The great erotic moment in Vertigo is the one where the man kisses the woman of his fantasy, while the room whirls around him. There is a parallel scene in Notorious, and it was famous at the time as the longest kiss in the history of the movies. It was not, however, a single kiss, as Tim Dirks points out in his essay on the film (www.filmsite.org/noto.html). The production code forbade a kiss lasting longer than three seconds, and so Bergman and Grant alternate kissing with dialogue and eye play, while never leaving each other’s arms. The sequence begins on a balcony overlooking Rio, encompasses a telephone call and a discussion of the dinner menu, and ends with a parting at the apartment door, taking three minutes in all. The three-second rule led to a better scene; an actual 180-second kiss might look like an exercise in slobbering.
The choice of Ingrid Bergman for the role was ideal; she subtly combined the noble and the carnal. Consider Casablanca (all of the viewers of Notorious would have), in which she lives with a resistance hero but in her heart loves a scruffy bar owner, and yet emerges as an idealistic heroine. In Notorious, we never seriously doubt that she is the heroine, but we can understand why the Grant character does. She appears to be a dipsomaniac, and besides, she sleeps with Sebastian. But she does it because she loves Devlin. Devlin has difficulty in loving a woman who would do that; one is reminded of Groucho Marx, who refused to join any club that would have him as a member.
So many movies have ended in obligatory chases and shoot-outs that the ability to write a well-crafted third act has almost died out.
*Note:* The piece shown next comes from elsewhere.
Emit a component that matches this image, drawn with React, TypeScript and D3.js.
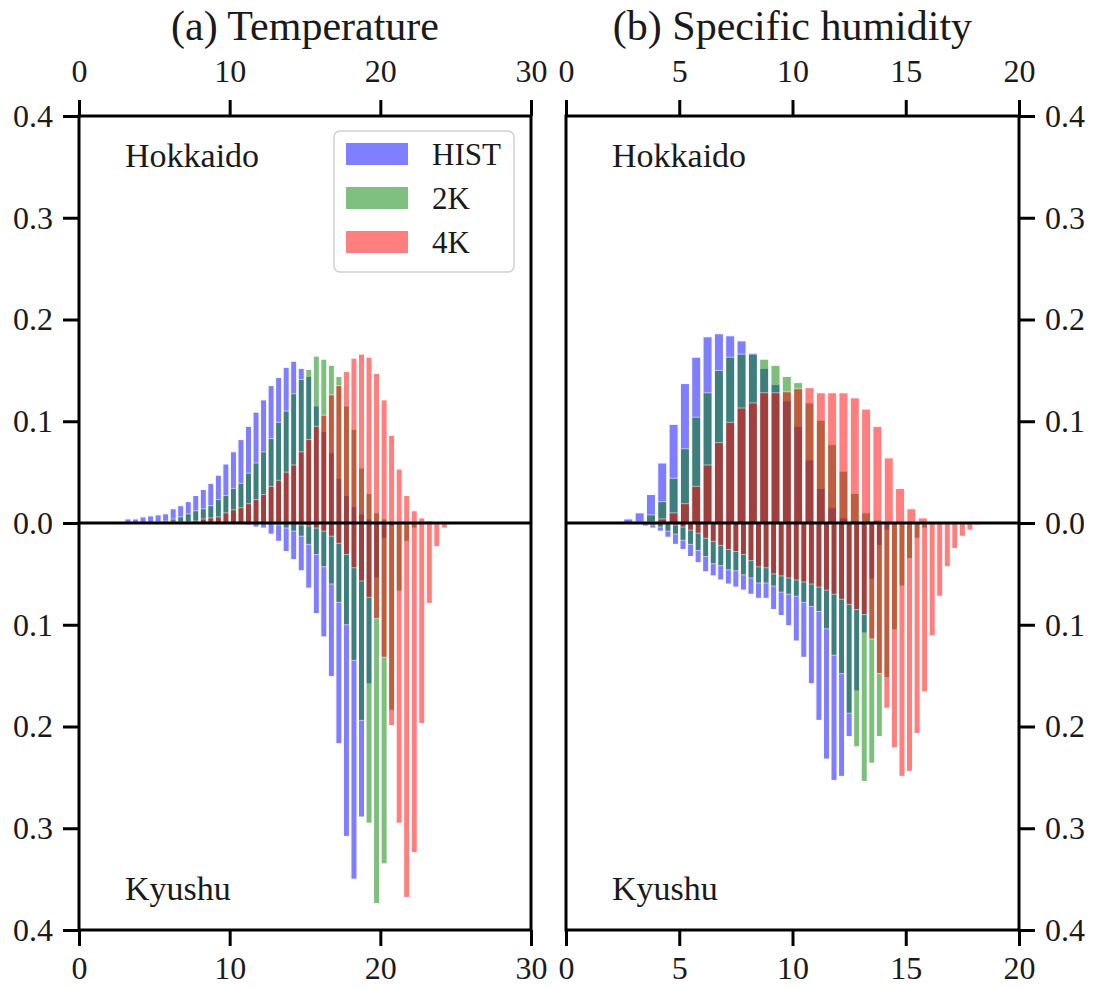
import React, { useRef, useEffect } from "react";
import * as d3 from "d3";

// series: HIST (blue), 2K (green), 4K (red)
const seriesNames = ["HIST", "2K", "4K"];
const seriesColors = ["#0000ff", "#008000", "#ff0000"];

// (a) temperature, bins of 0.5, Hokkaido (upward)
const tempBinWidth = 0.5;
const tempHokStarts = [3.0, 5.0, 6.0];
const tempHokHist = [0.004, 0.004, 0.006, 0.007, 0.008, 0.009, 0.014, 0.017, 0.021, 0.027, 0.033, 0.039, 0.047, 0.058, 0.070, 0.082, 0.095, 0.109, 0.121, 0.135, 0.143, 0.153, 0.159, 0.152, 0.144, 0.115, 0.090, 0.069, 0.044, 0.027, 0.016, 0.009, 0.004, 0.001];
const tempHok2K = [0.001, 0.002, 0.004, 0.006, 0.009, 0.012, 0.014, 0.017, 0.023, 0.027, 0.034, 0.039, 0.049, 0.059, 0.070, 0.083, 0.099, 0.110, 0.127, 0.141, 0.151, 0.164, 0.161, 0.155, 0.144, 0.115, 0.092, 0.054, 0.029, 0.010, 0.004, 0.001];
const tempHok4K = [0.001, 0.001, 0.001, 0.002, 0.004, 0.005, 0.006, 0.010, 0.013, 0.015, 0.019, 0.023, 0.028, 0.036, 0.042, 0.050, 0.057, 0.070, 0.082, 0.095, 0.106, 0.126, 0.135, 0.149, 0.162, 0.166, 0.163, 0.147, 0.121, 0.086, 0.053, 0.027, 0.012, 0.005, 0.002, 0.001, 0.001];

// (a) temperature, Kyushu (downward)
const tempKyuStarts = [11.0, 13.0, 14.5];
const tempKyuHist = [0.002, 0.004, 0.005, 0.011, 0.018, 0.028, 0.036, 0.047, 0.064, 0.089, 0.112, 0.151, 0.217, 0.308, 0.350, 0.289, 0.158, 0.054, 0.015, 0.003];
const tempKyu2K = [0.002, 0.005, 0.008, 0.013, 0.021, 0.031, 0.043, 0.060, 0.078, 0.100, 0.135, 0.194, 0.295, 0.374, 0.335, 0.184, 0.067, 0.018, 0.005];
const tempKyu4K = [0.002, 0.003, 0.005, 0.008, 0.013, 0.020, 0.031, 0.044, 0.057, 0.073, 0.094, 0.132, 0.199, 0.295, 0.368, 0.324, 0.197, 0.079, 0.023, 0.005];

// (b) specific humidity, Hokkaido, bins of 0.5
const humHokBinWidth = 0.5;
const humHokStarts = [2.5, 3.0, 3.5];
const humHokHist = [0.004, 0.010, 0.028, 0.059, 0.097, 0.137, 0.163, 0.183, 0.186, 0.184, 0.179, 0.167, 0.152, 0.136, 0.120, 0.095, 0.062, 0.034, 0.015, 0.005, 0.002];
const humHok2K = [0.001, 0.008, 0.021, 0.044, 0.073, 0.104, 0.128, 0.150, 0.163, 0.166, 0.166, 0.161, 0.155, 0.144, 0.138, 0.118, 0.101, 0.077, 0.051, 0.029, 0.010, 0.003];
const humHok4K = [0.001, 0.004, 0.010, 0.019, 0.036, 0.057, 0.079, 0.099, 0.113, 0.118, 0.128, 0.128, 0.129, 0.132, 0.133, 0.128, 0.128, 0.128, 0.123, 0.112, 0.095, 0.064, 0.034, 0.014, 0.005];

// (b) specific humidity, Kyushu, bins of 1/3
const humKyuBinWidth = 1 / 3;
const humKyuStarts = [3.0, 11 / 3, 14 / 3];
const humKyuHist = [0.001, 0.003, 0.005, 0.008, 0.014, 0.021, 0.026, 0.033, 0.039, 0.048, 0.052, 0.056, 0.060, 0.063, 0.066, 0.070, 0.074, 0.074, 0.085, 0.091, 0.101, 0.116, 0.132, 0.158, 0.194, 0.232, 0.253, 0.249, 0.210, 0.165, 0.108, 0.055, 0.022, 0.007, 0.002];
const humKyu2K = [0.002, 0.004, 0.008, 0.011, 0.017, 0.021, 0.027, 0.033, 0.040, 0.042, 0.046, 0.047, 0.051, 0.054, 0.059, 0.059, 0.062, 0.068, 0.070, 0.072, 0.078, 0.082, 0.087, 0.104, 0.130, 0.148, 0.187, 0.220, 0.254, 0.236, 0.210, 0.152, 0.105, 0.062, 0.035, 0.015, 0.005];
const humKyu4K = [0.002, 0.004, 0.007, 0.010, 0.015, 0.018, 0.022, 0.026, 0.028, 0.031, 0.037, 0.043, 0.044, 0.050, 0.052, 0.054, 0.056, 0.058, 0.060, 0.063, 0.066, 0.070, 0.075, 0.080, 0.085, 0.090, 0.114, 0.148, 0.182, 0.221, 0.249, 0.244, 0.207, 0.166, 0.111, 0.072, 0.043, 0.025, 0.013, 0.007, 0.002];

const yTicks = [-0.4, -0.3, -0.2, -0.1, 0, 0.1, 0.2, 0.3, 0.4];
const tempTicks = [0, 10, 20, 30];
const humTicks = [0, 5, 10, 15, 20];

const FONT = "Liberation Serif, DejaVu Serif, serif";
const TEXT = "#1a1a1a";
const yTop = 116;
const yBottom = 930;

const panels = [
  {
    id: "a", title: "(a) Temperature", domain: [0, 30], x0: 79, x1: 531, ticks: tempTicks, side: "left",
    top: { width: tempBinWidth, starts: tempHokStarts, values: [tempHokHist, tempHok2K, tempHok4K] },
    bottom: { width: tempBinWidth, starts: tempKyuStarts, values: [tempKyuHist, tempKyu2K, tempKyu4K] },
    legend: true,
  },
  {
    id: "b", title: "(b) Specific humidity", domain: [0, 20], x0: 566, x1: 1019, ticks: humTicks, side: "right",
    top: { width: humHokBinWidth, starts: humHokStarts, values: [humHokHist, humHok2K, humHok4K] },
    bottom: { width: humKyuBinWidth, starts: humKyuStarts, values: [humKyuHist, humKyu2K, humKyu4K] },
    legend: false,
  },
];

const y = d3.scaleLinear().domain([0.4, -0.4]).range([yTop, yBottom]);

function Bars({ x, group, sign }) {
  const rects = [];
  group.values.forEach((vals, s) => {
    vals.forEach((v, i) => {
      const lo = group.starts[s] + i * group.width + group.width * 0.1;
      const hi = lo + group.width * 0.8;
      const y0 = y(0);
      const y1 = y(sign * v);
      rects.push(
        <rect
          key={`${s}-${i}`}
          x={x(lo)}
          width={x(hi) - x(lo)}
          y={Math.min(y0, y1)}
          height={Math.abs(y1 - y0)}
          fill={seriesColors[s]}
          stroke="#ffffff"
          strokeWidth={1}
          opacity={0.5}
        />
      );
    });
  });
  return <g>{rects}</g>;
}

export default function App() {
  const axesRef = useRef(null);

  useEffect(() => {
    const root = d3.select(axesRef.current);
    root.selectAll("*").remove();
    panels.forEach((p) => {
      const x = d3.scaleLinear().domain(p.domain).range([p.x0, p.x1]);
      const g = root.append("g");
      g.append("g")
        .attr("transform", `translate(0,${yTop})`)
        .call(d3.axisTop(x).tickValues(p.ticks).tickSize(16).tickPadding(18).tickFormat(d3.format("d")));
      g.append("g")
        .attr("transform", `translate(0,${yBottom})`)
        .call(d3.axisBottom(x).tickValues(p.ticks).tickSize(16).tickPadding(10).tickFormat(d3.format("d")));
      const yAxis = (p.side === "left" ? d3.axisLeft(y) : d3.axisRight(y))
        .tickValues(yTicks)
        .tickSize(16)
        .tickPadding(10)
        .tickFormat((d) => d3.format(".1f")(Math.abs(d)));
      g.append("g")
        .attr("transform", `translate(${p.side === "left" ? p.x0 : p.x1},0)`)
        .call(yAxis);
      g.selectAll(".domain").remove();
      g.selectAll(".tick line").attr("stroke", "#000").attr("stroke-width", 3);
      g.selectAll("g").attr("font-family", FONT);
      g.selectAll(".tick text")
        .attr("font-family", FONT)
        .attr("font-size", 32)
        .attr("fill", TEXT);
    });
  }, []);

  return (
    <div style={{ position: "absolute", left: 0, top: 0 }}>
      <svg width={1094} height={989} style={{ display: "block", background: "#fff" }}>
        {panels.map((p) => {
          const x = d3.scaleLinear().domain(p.domain).range([p.x0, p.x1]);
          const cx = (p.x0 + p.x1) / 2;
          return (
            <g key={p.id}>
              <text x={cx} y={40} textAnchor="middle" fontFamily={FONT} fontSize={42} fill={TEXT}>
                {p.title}
              </text>
              <Bars x={x} group={p.top} sign={1} />
              <Bars x={x} group={p.bottom} sign={-1} />
              <line x1={p.x0} x2={p.x1} y1={y(0)} y2={y(0)} stroke="#000" strokeWidth={3} />
              <rect x={p.x0} y={yTop} width={p.x1 - p.x0} height={yBottom - yTop} fill="none" stroke="#000" strokeWidth={3} />
              <text x={p.x0 + 46} y={167} fontFamily={FONT} fontSize={34} fill={TEXT}>Hokkaido</text>
              <text x={p.x0 + 46} y={900} fontFamily={FONT} fontSize={34} fill={TEXT}>Kyushu</text>
              {p.legend && (
                <g>
                  <rect x={334} y={131} width={180} height={141} rx={6} fill="#fff" fillOpacity={0.8} stroke="#d0d0d0" strokeWidth={1.5} />
                  {seriesNames.map((n, i) => (
                    <g key={n}>
                      <rect x={346} y={143 + i * 44} width={62} height={22} fill={seriesColors[i]} opacity={0.5} />
                      <text x={432} y={165 + i * 44} fontFamily={FONT} fontSize={31} fill={TEXT}>{n}</text>
                    </g>
                  ))}
                </g>
              )}
            </g>
          );
        })}
        <g ref={axesRef} />
      </svg>
    </div>
  );
}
Among its many achievements, Notorious ends well. Like clockwork, the inevitable events of the last ten minutes take place, and they all lead to the final perfect shot, in which another Nazi says to Sebastian, “Alex, will you come in, please? I wish to talk to you.” And Alex goes in, knowing he will never come out alive.
Out of the Past
NO MPAA RATING, 97 m., 1947
Robert Mitchum (Jeff Bailey), Jane Greer (Kathie Moffat), Kirk Douglas (Whit Sterling), Virginia Huston (Ann), Dickie Moore (Jimmy), Paul Valentine (Joe Stephanos), Steve Brodie (Fisher), Rhonda Fleming (Meta Carson). Directed by Jacques Tourneur and produced by Warren Duff. Screenplay by Daniel Mainwaring, based on his novel Build My Gallows High (both written under the pseudonym Geoffrey Homes).
Most crime movies begin in the present and move forward, but film noir coils back into the past. The noir hero is doomed before the story begins—by fate, rotten luck, or his own flawed character. Crime movies sometimes show good men who go bad. The noir hero is never good, just kidding himself, living in ignorance of his dark side until events demonstrate it to him.
Out of the Past (1947) is one of the greatest of all film noirs, the story of a man who tries to break with his past and his weakness and start over again in a new town, with a new job and a new girl. The movie stars Robert Mitchum, whose weary eyes and laconic voice, whose very presence as a violent man wrapped in indifference, made him an archetypal noir actor. The story opens before we’ve even seen him, as trouble comes to town looking for him. A man from his past has seen him pumping gas, and now his old life reaches out and pulls him back.